As expected we can see a huge queue in applying the transactions from relay-log, and some spike of transactions in flight.

Using Semi-synchronous replication:

Yes, apparently we have reduced the queue and no spikes so no data loss.

But this happens when all goes as expected, and we know in production this is not the normal.
What if we need to enforce the semi-sync but at the same time we cannot set the Timeout to ridiculous values like 1 week?

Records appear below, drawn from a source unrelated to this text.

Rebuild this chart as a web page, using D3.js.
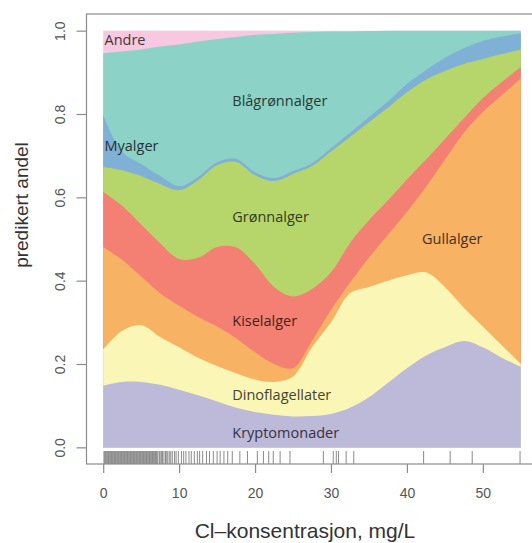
<!DOCTYPE html>
<html>
<head>
<meta charset="utf-8">
<script src="https://cdn.jsdelivr.net/npm/d3@7/dist/d3.min.js"></script>
<style>
  body { margin: 0; background: #fff; }
  svg { display: block; }
</style>
</head>
<body>
<div id="chart"></div>
<script>
// Cl concentration (mg/L) where the predicted shares are read
const conc = [0, 2.5, 5, 7.5, 10, 12.5, 15, 17.5, 20, 22.5, 25, 27.5, 30, 32.5, 35, 37.5, 40, 42.5, 45, 47.5, 50, 52.5, 55];

// predicted share per group (stacked bottom -> top)
const kryptomonader  = [.148, .157, .157, .150, .138, .125, .110, .095, .085, .078, .074, .075, .080, .095, .120, .155, .190, .220, .240, .255, .240, .215, .193];
const dinoflagellater = [.087, .123, .136, .115, .102, .090, .085, .083, .078, .079, .096, .165, .220, .275, .265, .245, .223, .200, .145, .080, .050, .030, .007];
const gullalger      = [.246, .170, .117, .105, .100, .098, .095, .084, .065, .043, .020, .015, .030, .025, .070, .110, .152, .205, .305, .420, .515, .600, .685];
const kiselalger     = [.132, .130, .125, .120, .112, .142, .191, .218, .212, .185, .172, .125, .090, .095, .090, .083, .078, .065, .050, .035, .033, .032, .027];
const gronnalger     = [.060, .085, .116, .142, .165, .186, .196, .205, .213, .254, .294, .295, .290, .255, .235, .222, .209, .192, .163, .130, .094, .067, .042];
const myalger        = [.124, .044, .029, .019, .010, .008, .007, .007, .007, .007, .007, .007, .008, .010, .013, .015, .020, .023, .032, .038, .043, .042, .040];
const blagronnalger  = [.149, .241, .275, .311, .340, .325, .296, .293, .330, .346, .332, .315, .280, .243, .206, .170, .128, .095, .065, .042, .025, .014, .006];
const andre          = [.054, .050, .045, .038, .033, .026, .020, .015, .010, .008, .005, .003, .002, .002, .001, 0, 0, 0, 0, 0, 0, 0, 0];

const groups = ["Kryptomonader", "Dinoflagellater", "Gullalger", "Kiselalger", "Grønnalger", "Myalger", "Blågrønnalger", "Andre"];
const groupSeries = [kryptomonader, dinoflagellater, gullalger, kiselalger, gronnalger, myalger, blagronnalger, andre];
const groupColors = ["#BDB9D9", "#F9F6B6", "#F8B263", "#F38072", "#B6D66B", "#7FB0D5", "#8DD2C6", "#F7C8DF"];

// label anchors in data units (mg/L, share)
const labelConc  = [17.0, 17.0, 42.0, 17.0, 17.0, 0.17, 17.0, 0.17];
const labelShare = [0.034, 0.126, 0.50, 0.303, 0.553, 0.723, 0.831, 0.978];

// sampling points of the observations (rug)
const rugValues = [0.1, 0.2, 0.3, 0.4, 0.5, 0.6, 0.7, 0.8, 0.9, 1.0, 1.1, 1.2, 1.3, 1.4, 1.5, 1.6, 1.7, 1.8,
  1.9, 2.0, 2.1, 2.2, 2.3, 2.4, 2.5, 2.6, 2.7, 2.8, 2.9, 3.0, 3.1, 3.2, 3.3, 3.4, 3.5, 3.6, 3.7, 3.8, 3.9,
  4.0, 4.1, 4.2, 4.3, 4.4, 4.5, 4.6, 4.7, 4.8, 4.9, 5.0, 5.1, 5.2, 5.3, 5.4, 5.5, 5.6, 5.7, 5.8, 5.9, 6.0,
  6.1, 6.2, 6.3, 6.4, 6.5, 6.6, 6.7, 6.8, 6.9, 7.0, 7.1, 7.2, 7.4, 7.5, 7.7, 7.8, 8.0, 8.2, 8.3, 8.5, 8.7,
  8.9, 9.1, 9.4, 9.6, 9.9, 10.3, 10.6, 10.9, 11.3, 11.6, 12.0, 12.4, 12.7, 13.1, 13.6, 14.0, 14.5, 15.0,
  15.4, 15.9, 16.4, 17.0, 18.0, 19.0, 20.3, 21.1, 21.8, 22.4, 23.3, 24.6, 29.0, 30.3, 30.7, 31.0, 32.0,
  33.0, 42.2, 45.7, 48.6, 54.9];

const xTicks = [0, 10, 20, 30, 40, 50];
const yTicks = [0, 0.2, 0.4, 0.6, 0.8, 1.0];
const yTickLabels = ["0.0", "0.2", "0.4", "0.6", "0.8", "1.0"];

const width = 532;
const height = 543;
const box = { left: 86.5, right: 537.5, top: 14, bottom: 464 };

const table = conc.map((c, i) => {
    const row = { conc: c };
    groups.forEach((g, j) => { row[g] = groupSeries[j][i]; });
    return row;
});

const stacked = d3.stack().keys(groups)(table);

// R style 4% padding round the data range
const xScale = d3.scaleLinear()
    .domain([-2.2, 57.2])
    .range([box.left, box.right]);

const yScale = d3.scaleLinear()
    .domain([-0.04, 1.04])
    .range([box.bottom, box.top]);

const svg = d3.select("#chart")
    .append("svg")
    .attr("width", width)
    .attr("height", height);

// each layer filled from 0 up to its top, drawn top layer first -> no seams
const area = d3.area()
    .x(d => xScale(d.data.conc))
    .y0(yScale(0))
    .y1(d => yScale(d[1]))
    .curve(d3.curveCatmullRom.alpha(0.5));

svg.append("g")
    .selectAll("path")
    .data(stacked.slice().reverse())
    .enter().append("path")
    .attr("fill", d => groupColors[d.index])
    .attr("d", area);

// group labels
svg.append("g")
    .selectAll("text")
    .data(groups)
    .enter().append("text")
    .attr("x", (d, i) => xScale(labelConc[i]))
    .attr("y", (d, i) => yScale(labelShare[i]))
    .attr("dy", "0.35em")
    .attr("font-family", "'Open Sans', sans-serif")
    .attr("font-size", "14.5px")
    .attr("fill", (d, i) => d3.color(groupColors[i]).darker(3.6))
    .text(d => d);

// rug
svg.append("g")
    .selectAll("line")
    .data(rugValues)
    .enter().append("line")
    .attr("x1", d => xScale(d))
    .attr("x2", d => xScale(d))
    .attr("y1", box.bottom)
    .attr("y2", box.bottom - 13)
    .attr("stroke", "#8a8a8a")
    .attr("stroke-width", 1);

// frame
svg.append("rect")
    .attr("x", box.left)
    .attr("y", box.top)
    .attr("width", box.right - box.left)
    .attr("height", box.bottom - box.top)
    .attr("fill", "none")
    .attr("stroke", "#8c8c8c")
    .attr("stroke-width", 1.2);

const xAxis = d3.axisBottom(xScale)
    .tickValues(xTicks)
    .tickSize(9)
    .tickPadding(15);

const xAxisGroup = svg.append("g")
    .attr("transform", `translate(0,${box.bottom})`)
    .call(xAxis);

const yAxis = d3.axisLeft(yScale)
    .tickValues(yTicks)
    .tickSize(10)
    .tickFormat((d, i) => yTickLabels[i]);

const yAxisGroup = svg.append("g")
    .attr("transform", `translate(${box.left},0)`)
    .call(yAxis);

[xAxisGroup, yAxisGroup].forEach(g => {
    g.select(".domain").remove();
    g.selectAll(".tick line").attr("stroke", "#8c8c8c").attr("stroke-width", 1.2);
    g.selectAll(".tick text")
        .attr("fill", "#555")
        .attr("font-family", "'Liberation Sans', Arial, sans-serif")
        .attr("font-size", "14px");
});

yAxisGroup.selectAll(".tick text")
    .attr("x", null)
    .attr("dy", "0.35em")
    .attr("text-anchor", "middle")
    .attr("transform", "translate(-26.5,0) rotate(-90)");

svg.append("text")
    .attr("x", 305)
    .attr("y", 538)
    .attr("text-anchor", "middle")
    .attr("font-family", "'Liberation Sans', Arial, sans-serif")
    .attr("font-size", "21px")
    .attr("fill", "#333")
    .text("Cl–konsentrasjon, mg/L");

svg.append("text")
    .attr("transform", "translate(28,205) rotate(-90)")
    .attr("text-anchor", "middle")
    .attr("font-family", "'Liberation Sans', Arial, sans-serif")
    .attr("font-size", "19px")
    .attr("fill", "#333")
    .text("predikert andel");
</script>
</body>
</html>
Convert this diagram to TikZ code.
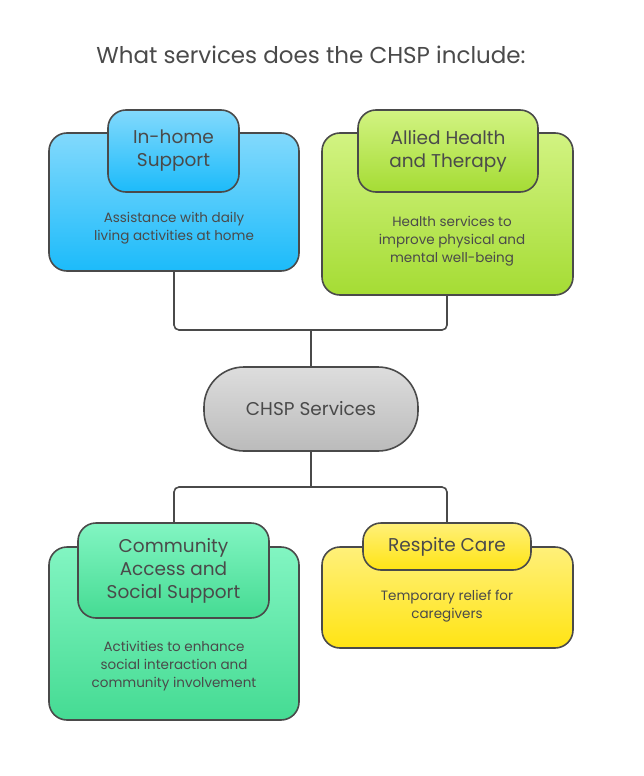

Simple, we need to have a check that puts back the semi-sync as soon as it is silently disabled (for any reason).
However doing this without waiting for the Replicas to cover the replication gap, cause the following interesting effects:

Thousands of transactions queued and shipped with the result of having a significant increase of the possible data loss and still a huge number of data to apply from the relay-log.

So the only possible alternative is to set the Timeout to a crazy value, However this can cause a full production stop in the case a Replica hangs or for any reason it disables the semi-sync locally.

Conclusion

First of all I want to say that the tests on our operator using Asynchronous replication, shows a consistent behavior with the standard deployments in the cloud or premises. It has the same benefits, like better performance and same possible issues as longer time to failover when it needs to wait a Replica to apply the relay-log queue.

The semi-synchronous flag in the operator is disabled, and the tests I have done bring me to say “keep it like that!”. At least unless you know very well what you are doing and are able to deal with a semi-sync timeout of days.

I was happy to have the chance to perform these tests, because they gives me a way/time/need to investigate more on the semi-synchronous feature.
Personally, I was not convinced about the semi-synchronous replication when it came out, and I am not now. I never saw a less consistent and less trustable feature in MySQL as semi-sync.

If you need to have a higher level of synchronicity in your database just go for Group Replication, or Percona XtraDB Cluster and stay away from semi-sync.

Otherwise, stay on Asynchronous replication, which is not perfect but it is predictable.